Doucement Léonard retire ses sabots et les frotte vivement l’un contre l’autre. Le bruit des clous, d’ordinaire fait fuir les loups. Mais ce loup semble d’une autre trempe .Il ne bouge pas. L’homme et la bête se font face. Surtout ne pas bouger …c’est à celui qui impressionnera l’autre. Léonard continue à cogner ses sabots. Le loup ne recule pas. Alors saisi d’une colère soudaine, le pépé sort son couteau de la poche et se met à crier. A nous deux loup ! Ou ta peau ou la mienne ! Quelques secondes de totale immobilité. Léonard, d’un geste brusque fait jaillir la lame. Les yeux du loup n’ont pas dévié d’un pouce. On continue à s’observer. Et puis, comme à regret, lentement l’animal amorce un quart de tour et disparaît dans le noir.

Ce pépé n’avait pas suivi les instructions qui consistent à ne jamais se retourner, pour la raison bien particulière qu’il avait à faire à un loup peu ordinaire, et lui-même était un homme d’un courage exceptionnel !

Par la suite on s’est demandé si le fameux loup semait la terreur de Cadouin au Bos de Bourret, en passant par Peyrelevade, la Brunie, Regagnac, le Naud de la Peyre et pour finir, à la borie d’Allas, autrement dit « Biel Loup » ne venait pas en droite ligne du loup des bois de Peyrelongue et de Laroque.

 

Vous vous souvenez de notre pépé qui pour avoir fait trois ans de service, quatre ans de tranchées, un an en Crête, sans que ça l’ait tué, estimait bien valoir à lui tout seul, quelques dix loups et peut être bien cinq à six renards.

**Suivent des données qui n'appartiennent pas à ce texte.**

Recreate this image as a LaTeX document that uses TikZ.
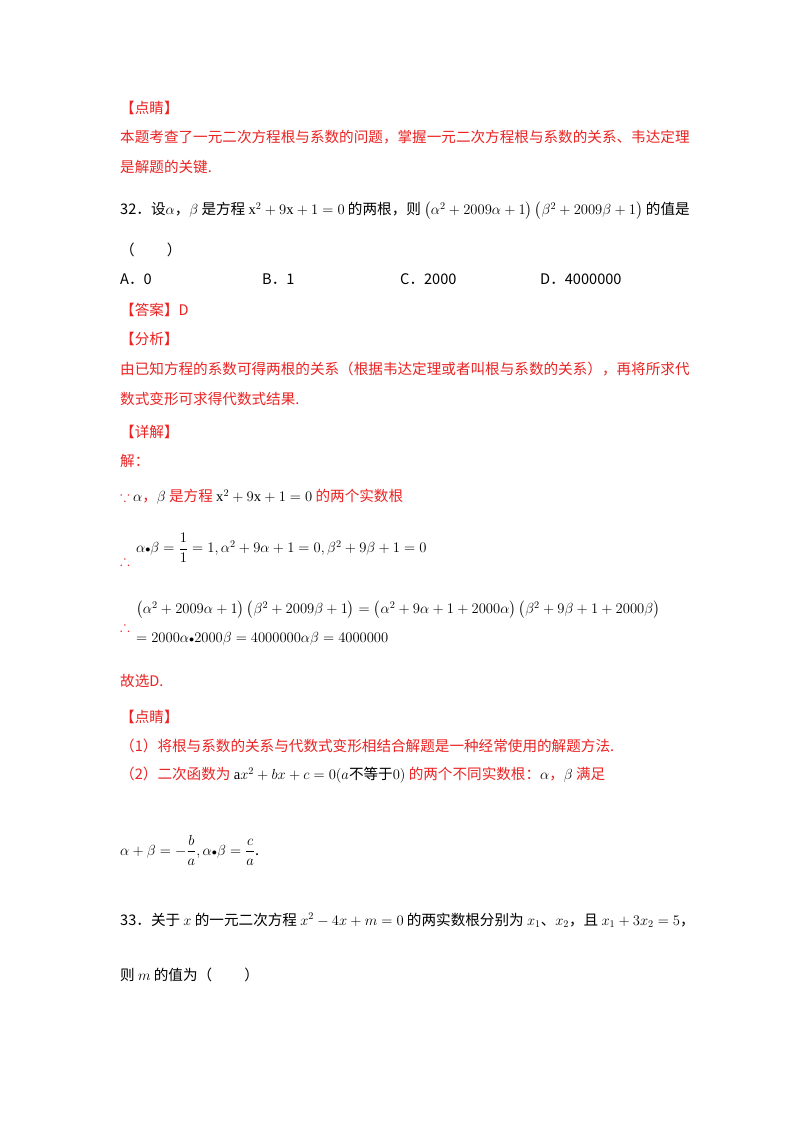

Avec de pareils ancêtres, les loups ne devaient pas dormir tranquilles, nous n’avions rien à craindre, assurait notre grand-père. Peut-être que si la mémé Adrienne avait fait les tranchées, le service et la Crète, elle aurait valu dix loups et six renards, et elle ne serait pas morte.

Les yeux bleus de notre pépé regardent vers le ciel, haut, bien haut. Il doit penser qu’on a raison. Notre mémé est morte à vingt huit ans. Laissant notre mère, la Nizou et notre pépé avec cette mémé Philippine, qui savait bien faire la soupe, et lire le journal. Mais qui ne riait plus jamais.

Le 11 novembre 1918 la guerre lui avait pris son fils, Philémon. Quelques mois avant, elle avait perdu son mari, qui était aussi son cousin germain et sept ans après sa fille mourait de la tuberculose que Philémon avait ramenée des tranchées. Voir une page spéciale Philémon.
Et maintenant pépé, que la mémé Philippine n’est plus là pour te faire la soupe, tu vas te remarier ? C ‘est pas la peine, quand tu seras vieux la Lili et moi, on te fera la soupe. Et on te lira le journal, puisque la vie t’a pas laissé le temps d’apprendre à lire et à écrire, et que c’est pas grave puisque tu as tout le reste.